Drugs was all I knew and it was what I did.
She began sharing pure hell beside her mother. As the two got high on crack rocks, the mother-daughter bond became a tangled, blistering mass. It oozed rivers of a young girl’s hopes turned foul.
That’s the Lisa who jumped at the prosecutor’s bad deal in ’97. When the first weekend rolled around, she decided to skip jail, followed by passing on the next weekend, and the next, until somewhere along her downward tumble, it didn’t happen at all.
She’d eke out moments of normalcy, immersing herself in books, music; she loved to draw and would even write. A vivid imagination would take her to places new and unknown. Sick and tired of herself, she drew on that imagination in 2003.
With 59 days of good sobriety, she was poised and in the moment. The public defender made no case for Lisa on that day. The judge listened and then sought the probation officer’s recommendation. Lisa thought her ears had ceased to work when she heard incarceration, 16 months. The judge nodded, agreeing.

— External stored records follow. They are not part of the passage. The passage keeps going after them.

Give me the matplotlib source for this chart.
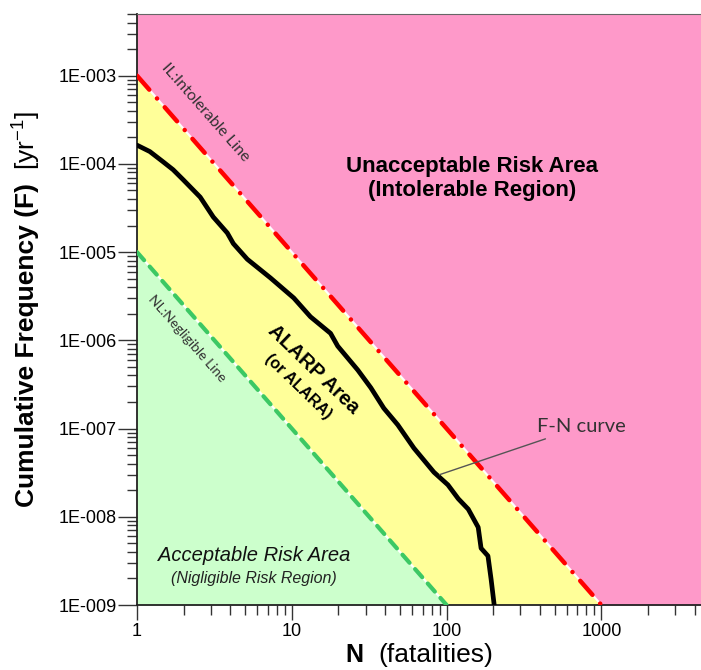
import matplotlib
matplotlib.use("Agg")
import numpy as np
import matplotlib.pyplot as plt
from matplotlib.ticker import LogLocator, FuncFormatter, NullFormatter

plt.rcParams["font.family"] = ["Liberation Sans", "DejaVu Sans"]
plt.rcParams["mathtext.fontset"] = "custom"
plt.rcParams["mathtext.rm"] = "Liberation Sans"
plt.rcParams["mathtext.it"] = "Liberation Sans:italic"
plt.rcParams["mathtext.bf"] = "Liberation Sans:bold"

# F-N curve
fn_n = [1.0, 1.21, 1.47, 1.71, 1.99, 2.56, 3.11, 3.83, 4.19, 5.16, 7.28, 10.3,
        13.2, 17.8, 19.8, 26.7, 32.4, 39.3, 48.4, 61.5, 82.8, 102, 119, 138,
        160, 167, 185, 194, 203]
fn_f = [1.63e-4, 1.38e-4, 1.06e-4, 8.6e-5, 6.6e-5, 4.2e-5, 2.5e-5, 1.65e-5,
        1.25e-5, 8.3e-6, 5.1e-6, 3.02e-6, 1.85e-6, 1.2e-6, 8.6e-7, 4.6e-7,
        2.9e-7, 1.7e-7, 1.10e-7, 6.0e-8, 3.2e-8, 2.3e-8, 1.6e-8, 1.22e-8,
        7.6e-9, 4.4e-9, 3.6e-9, 1.94e-9, 1.0e-9]

# criterion lines (end points)
il_n = [1, 1000]
il_f = [1e-3, 1e-9]
nl_n = [1, 100]
nl_f = [1e-5, 1e-9]

N_MAX = 4400
F_MIN, F_MAX = 1e-9, 5e-3

PINK = "#fe99c9"
YELLOW = "#ffff99"
GREEN = "#ccffcc"

fig = plt.figure(figsize=(7.01, 6.70), dpi=100)
ax = fig.add_axes([137 / 701, 65 / 670, 564 / 701, 591 / 670])
ax.set_xscale("log")
ax.set_yscale("log")
ax.set_xlim(1, N_MAX)
ax.set_ylim(F_MIN, F_MAX)
ax.set_facecolor(YELLOW)

# regions
ax.fill_between(il_n + [N_MAX], il_f + [F_MIN], F_MAX, color=PINK, lw=0, zorder=1)
ax.fill_between(nl_n, F_MIN, nl_f, color=GREEN, lw=0, zorder=1)
ax.plot(il_n, il_f, color="white", lw=1.5, zorder=2)
ax.plot(nl_n, nl_f, color="white", lw=1.5, zorder=2)

# criterion lines
ax.plot(il_n, il_f, color="#ff0000", lw=3.2, dashes=(4.2, 2.6, 0.05, 2.6),
        dash_capstyle="round", zorder=3)
ax.plot(nl_n, nl_f, color="#3cc864", lw=3.0, dashes=(2.6, 2.0),
        dash_capstyle="round", zorder=3)

# F-N curve
ax.plot(fn_n, fn_f, color="black", lw=3.4, solid_joinstyle="round",
        solid_capstyle="round", zorder=4)

# texts
ax.text(146, 6.8e-5, "Unacceptable Risk Area\n(Intolerable Region)", ha="center",
        va="center", fontsize=16, fontweight="bold", linespacing=1.15, zorder=5)
ax.text(2.75, 3.8e-4, "IL:Intolerable Line", rotation=-48.7, ha="center",
        va="center", fontsize=11.5, color="#333333", family=["Lato", "DejaVu Sans"],
        rotation_mode="anchor", zorder=5)
ax.text(2.1, 1.05e-6, "NL:Negligible Line", rotation=-48.7, ha="center",
        va="center", fontsize=10, color="#333333", family=["Lato", "DejaVu Sans"],
        rotation_mode="anchor", zorder=5)
ax.text(13.9, 4.7e-7, "ALARP Area", rotation=-44, ha="center", va="center",
        fontsize=14.5, fontweight="bold", rotation_mode="anchor", zorder=5)
ax.text(11.0, 3.0e-7, "(or ALARA)", rotation=-44, ha="center", va="center",
        fontsize=11.5, fontweight="bold", rotation_mode="anchor", zorder=5)
ax.text(5.7, 3.6e-9, "Acceptable Risk Area", ha="center", va="center",
        fontsize=14.5, style="italic", color="#111111", zorder=5)
ax.text(5.7, 2.0e-9, "(Nigligible Risk Region)", ha="center", va="center",
        fontsize=11.5, style="italic", color="#222222", zorder=5)
ax.annotate("F-N curve", xy=(90, 3.0e-8), xytext=(384, 1.05e-7),
            ha="left", va="center", fontsize=14.5, color="#333333",
            family=["Lato", "DejaVu Sans"],
            arrowprops=dict(arrowstyle="-", color="#555555", lw=1,
                            shrinkA=2, shrinkB=0), zorder=5)

# axes styling
for side in ["left", "bottom"]:
    ax.spines[side].set_color("#222222")
    ax.spines[side].set_linewidth(1.3)
ax.spines["top"].set_color("#666666")
ax.spines["right"].set_visible(False)

ax.xaxis.set_major_locator(LogLocator(base=10, numticks=10))
ax.xaxis.set_minor_locator(LogLocator(base=10, subs=np.arange(2, 10), numticks=20))
ax.yaxis.set_major_locator(LogLocator(base=10, numticks=12))
ax.yaxis.set_minor_locator(LogLocator(base=10, subs=np.arange(2, 10), numticks=20))
ax.xaxis.set_major_formatter(FuncFormatter(lambda v, p: f"{v:g}"))
ax.yaxis.set_major_formatter(
    FuncFormatter(lambda v, p: f"1E-{abs(int(round(np.log10(v)))):03d}"))
ax.xaxis.set_minor_formatter(NullFormatter())
ax.yaxis.set_minor_formatter(NullFormatter())

ax.tick_params(axis="both", which="both", direction="out", color="#333333",
               width=1, labelsize=13)
ax.tick_params(axis="y", which="major", length=14, pad=0.5)
ax.tick_params(axis="y", which="minor", length=7)
ax.tick_params(axis="x", which="major", length=11, pad=2)
ax.tick_params(axis="x", which="minor", length=7)

# axis titles
fig.text(27 / 701, 1 - 507 / 670, "Cumulative Frequency (F)", rotation=90,
         ha="center", va="bottom", fontsize=19, fontweight="bold")
fig.text(27 / 701, 1 - 111 / 670, "[yr$^{-1}$]", rotation=90,
         ha="center", va="top", fontsize=19)
fig.text(345 / 701, 1 - 662 / 670, "N", ha="left", va="baseline",
         fontsize=18, fontweight="bold")
fig.text(378 / 701, 1 - 662 / 670, "(fatalities)", ha="left", va="baseline",
         fontsize=19)

fig.savefig("out.png", dpi=100)
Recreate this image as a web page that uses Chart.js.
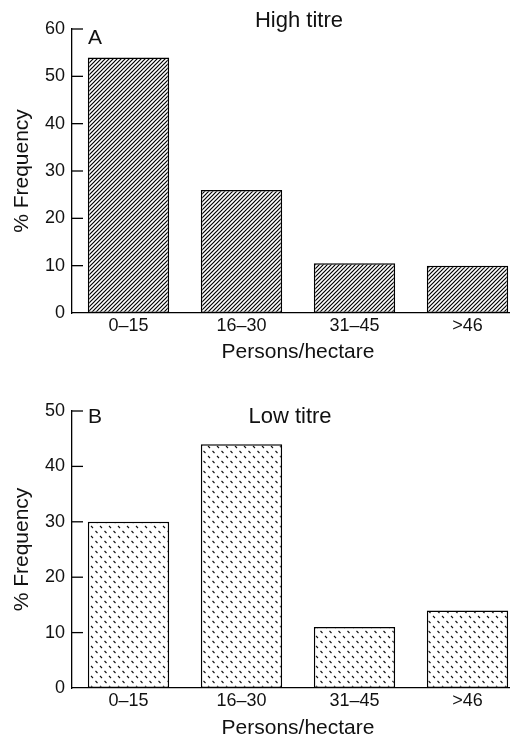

Lisa was stunned. Yet, oddly, she felt anchored. As the judge raised his gavel to affirm the ruling, she asked permission to speak.
Your Honor, the course of my life has been based on alcohol and drug abuse. I have been sober for 59 days. I am in a good program that is saving my life. Sending me to prison will separate me from my program. Sending me to prison will not help me. I am asking you to please reconsider.
Lisa did not know this woman standing there, dry-eyed, with untapped reservoirs of strength. She surrendered to this Lisa as they led her from the court. In prison she avoided women who would pull her back in. She went to church, the library, kept a journal. To rave reviews she even wrote a play about women who were incarcerated for saving their own lives by killing their abusers.
Lisa began to experience miracles.
From the Greyhound bus station, in prison clothes, she went directly to a meeting to continue her journey in sobriety.
Everything I owned was in a little box. I had nowhere to go. One of the women told me of a program, A New Way of Life. I dialed it and the director answered. I told her my situation and she told me a number to call. I said I have no money. Her reply: “Did I ask you for money?”
I cried never-before tears of gratitude. Doors opened. I enrolled in school, got an apartment, went through DUI classes to restore my driver’s license. I got a car. Today I have a job driving a bus.
Most important, for the first time in my life, I have stability. A home, a husband who loves me; he cherishes my sons. I see miracles as they happen. And I too have a nonprofit organization giving women what was given to me. They are embraced through every step that they take.
I still have emotional breaches; grown children I’d been separated from who still don’t trust my sobriety. But I’ve accepted healing as a process and I know that this is my journey, and if I don’t continue to fight for it no one will.
The prison system was designed to break me, but it only made me stronger. I refuse to live a life of defeat. The fight remains.
I want to give to my children’s children what I never had. So here’s the question: How to pay for 15 grandchildren to go to Disneyland?
I’ll do it one ticket at a time.
Lisa James, 52, is a bus operator, author, playwright and founder of Women in Transition, an advocate of formerly incarcerated and women in recovery. She is a wife, mother of nine and grandmother of 15 who served 16 months in state prison.